6. Excessive Spatter
When I was learning welding, I found excessive spatter to be one of the most frustrating defects. Spatter refers to the small droplets of molten metal that are ejected from the weld and land on the surrounding area. While it doesn’t necessarily weaken the weld, it can make the finished product look messy and unprofessional.
Causes of Excessive Spatter
Spatter is usually caused by incorrect welding parameters, such as excessive voltage or current. It can also happen if the electrode is held too close to the workpiece or if the shielding gas is not sufficient.
Prevention
Using the correct welding parameters, such as adjusting the voltage and current settings, can help minimize spatter. Additionally, holding the electrode at the correct distance from the workpiece can reduce the amount of spatter produced.
Impact
While excessive spatter doesn’t typically weaken the weld itself, it can require additional cleanup, which is time-consuming. In some cases, the spatter can cause minor surface imperfections that need to be ground off.
7. Warping
Warping was one of the defects that puzzled me early on. I would finish a weld, and then later, I’d notice that the metal was bent or distorted. Warping occurs because of the uneven heating and cooling of the metal during the welding process.
Causes of Warping
The intense heat from welding causes the metal to expand and contract. If this expansion and contraction aren’t uniform, it results in warping. The thickness of the material and the amount of heat input are also factors that contribute to this defect.
Prevention
To prevent warping, I’ve found it’s crucial to use proper clamping and fixturing to hold the metal in place.
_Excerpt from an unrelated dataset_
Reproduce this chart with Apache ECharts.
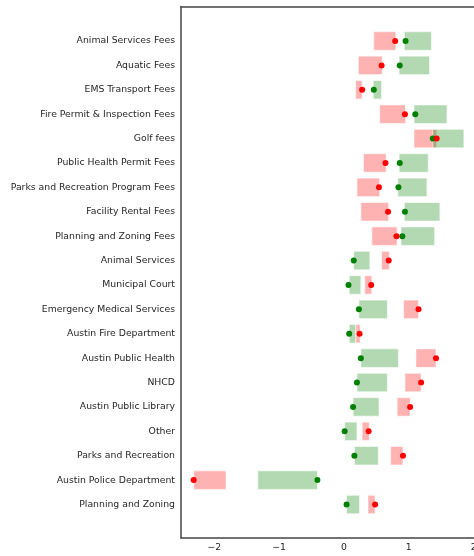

Preheating the material and using controlled, intermittent welding techniques can also help minimize distortion.
Impact
Warping can make the final product look unprofessional, and in extreme cases, it can make the parts unusable. It’s essential to address warping early in the welding process to avoid costly rework.
Comparison Table of Welding Defects
| Defect | Cause | Impact | Prevention |
|---|---|---|---|
| Porosity | Contaminated surface, inadequate shielding gas | Weakens weld, reduces strength | Clean surface, check gas flow |
| Incomplete Penetration | Low heat, incorrect joint design | Weak weld, prone to failure | Adjust heat, improve joint preparation |
| Undercutting | Excessive heat, high welding speed | Weakens edge of the weld | Reduce heat, control welding speed |
| Cracks | Stress, rapid cooling, incompatible materials | Catastrophic failure | Preheat, post-weld heat treatment |
| Slag Inclusions | Poor cleaning, improper technique | Reduces strength, causes stress points | Clean between passes, proper technique |
| Excessive Spatter | Incorrect settings, poor technique | Aesthetic issues, extra cleanup | Adjust parameters, maintain distance |
| Warping | Uneven heating/cooling, material thickness | Distorts parts, affects usability | Use clamps, preheat, controlled welding |
Final Thoughts
In my experience, welding defects can be incredibly frustrating, especially when they compromise the integrity of your work. But with the right techniques and attention to detail, many of these defects can be avoided. If you’re mindful of these common issues, you’ll find that your welding projects will not only look better but perform better in the long run.
I hope this helps you better understand the seven common welding defects and gives you some insight into how to prevent them. Whether you’re new to welding or just looking to brush up on the basics, tackling these defects head-on will definitely improve your results.